Заприметив любопытство гостя, Каутерс начал с удовольствием показывать свои сокровища. Он был страстным коллекционером. У него оказался огромный альбом гравюр Менье, запечатлевших давние способы лечения умалишенных: вращение в громадных деревянных барабанах, хитроумные кандалы с жалящими шипами, ямы с гремучими змеями, пребывание в которых якобы целительно воздействовало на помутненное сознание, железные груши с запирающейся на затылке цепочкой, которые вставлялись в рот, дабы больной не мог кричать.
Возвращаясь от письменного стола к креслу, Стефан заметил на шкафах шеренги высоких банок. В мутном растворе плавало что-то фиолетовое и серовато-сизое.
— Ах, это моя коллекция, — сказал Каутерс и принялся поочередно тыкать в банки черной указкой. — Это — cephalothora-copagus, далее — craniopagus parietalis, великолепный образец уродца, и один весьма редкий epigastrius. Последний плод — это очаровательный diprosopus,[15] у которого из нёба растет нечто вроде ноги, — к сожалению, слегка поврежден при родах. Есть и несколько менее интересных…
Каутерс извинился и приоткрыл дверь. Донеслось нежное позвякивание фарфора, и вошла госпожа Каутерс с черным лаковым подносом, на котором дымился пунцовый с серебряными ободками кофейный сервиз. Стефан снова изумился.
У госпожи Амелии были мягкий, большой рот и строгие глаза, немного похожие на мужнины. Улыбаясь, она показывала острые, матово поблескивавшие зубы. Красивой назвать ее было нельзя, но взгляд она притягивала. Черные волосы, заплетенные по бокам головы в тугие, короткие косички, раскачивались, словно сережки, под углами при каждом ее движении; она знала, что у нее красивые руки, и надела кофточку с короткими рукавами; на груди — брошь, аметистовый треугольник.
— Нравятся вам наши фигурки? — осведомился хирург, пододвигая Стефану сахарницу в форме ладьи викингов. — Ну что ж, люди, которые, как мы, отказались от столь многого, имеют право на оригинальность.
— У нас мягко выстланное гнездышко, — сказала госпожа Амелия и кончиками пальцев притронулась к пушистому коту, который бесшумно карабкался на кресло.

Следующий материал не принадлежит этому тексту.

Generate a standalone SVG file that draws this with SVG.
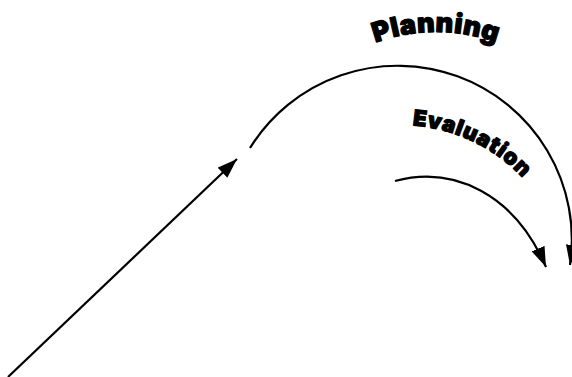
<svg xmlns="http://www.w3.org/2000/svg" width="572" height="377" viewBox="0 0 572 377">
<style>
.c{fill:none;stroke:#000;stroke-width:2.2}
.t{font-family:"Inter","DejaVu Sans",sans-serif;font-weight:900;fill:#000;stroke:#000;stroke-width:1.2;stroke-linejoin:round}
</style>
<defs>
<marker id="ah" viewBox="0 0 20 14" refX="20" refY="7" markerWidth="20" markerHeight="14" markerUnits="userSpaceOnUse" orient="auto">
<path d="M0,0 L20,7 L0,14 z" fill="#000"/>
</marker>
<path id="pPlan" d="M257,211 A179 179 0 0 1 615,211"/>
<path id="pEval" d="M343.6,134.7 A169 169 0 0 1 559.3,237.6"/>
</defs>
<g id="connectors">
<path class="c" d="M8,377 L237,159" marker-end="url(#ah)"/>
<path class="c" d="M250,148 A174 174 0 0 1 570,265" marker-end="url(#ah)"/>
<path class="c" d="M395,181 C455,165 515,195 546,267" marker-end="url(#ah)"/>
</g>
<g id="planning">
<text class="t" font-size="27" letter-spacing="0.5"><textPath href="#pPlan" startOffset="50%" text-anchor="middle">Planning</textPath></text>
</g>
<g id="evaluation">
<text class="t" font-size="22" letter-spacing="0.8"><textPath href="#pEval" startOffset="50%" text-anchor="middle">Evaluation</textPath></text>
</g>
</svg>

Очертания ее бедер, сочные и мягкие, растворялись в черных складках платья.
Стефан уже не изумлялся, а впитывал в себя впечатления. Кофе был отменный, давно он не пил такого ароматного. Фрагменты интерьера, казалось, позаимствованы у голливудского режиссера, который вознамерился показать «салон венгерского князя», не зная, что такое Венгрия. Дверь квартиры Каутерса была словно нож, который отсек лезшую отовсюду в глаза, нос и уши больницу с ее вылизанной белизной кафельных стен и отопительных батарей.

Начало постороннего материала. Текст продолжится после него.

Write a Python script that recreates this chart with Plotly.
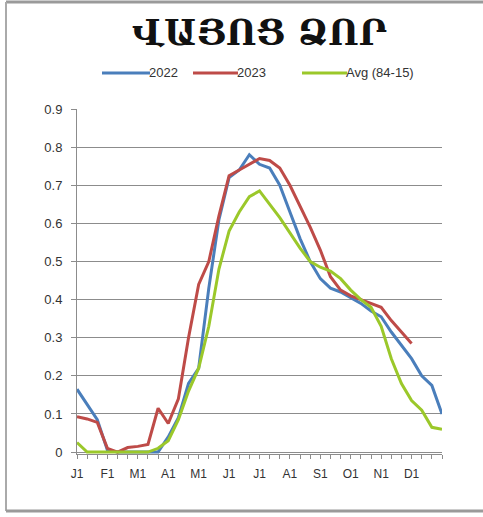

Вглядываясь в желтоватое лицо хирурга с трепещущими, как крылья встревоженных бабочек, веками за стеклами очков, Стефан подумал, что эта комната — как бы сердцевина воображения Каутерса. Мысль эта пришла ему в голову как раз в тот момент, когда речь зашла о Секуловском.
— Секуловский? — Хирург пожал плечами. — Какой Секуловский? Его фамилия Секула.
— Он изменил фамилию?
— Нет, зачем же? Взял псевдоним, когда разгорелся скандал, ну, из-за той книги. — Каутерс повернулся к жене.
Амелия улыбнулась.
— «Размышления о пользе государства». О, так вы ее не читали? В самом деле? Нет, у нас ее нет. Столько было шуму… Что там было? Ну… вообще… рассуждения. Вроде бы обо всем, но больше о коммунизме. Левые на него набросились… это сделало ему огромную рекламу. Стал повсюду бывать.
Стефан, опустив голову, рассматривал свои ногти.
Амелия вдруг спохватилась:
— Сама я этого не помню, само собой. Я была маленькая. Мне уже потом рассказывали. Мне нравились его стихи.
Она взяла с полки томик, протянула Стефану. При этом с полки свалилась на пол тоненькая книжица в эластичном светлом переплете. Стефан бросился помочь. Когда он поднял книгу с пола, Каутерс показал на нее пальцем.
— Красивый переплет, верно? Редкость, — сказал он. — Кожа с внутренней стороны женских бедер.
Когда Стефан отдернул руку — резче, чем следовало, — хирург отобрал у него книгу.
— Мой муж — чудак, — сказала госпожа Амелия. — Но до чего мягонький переплет, вы потрогайте.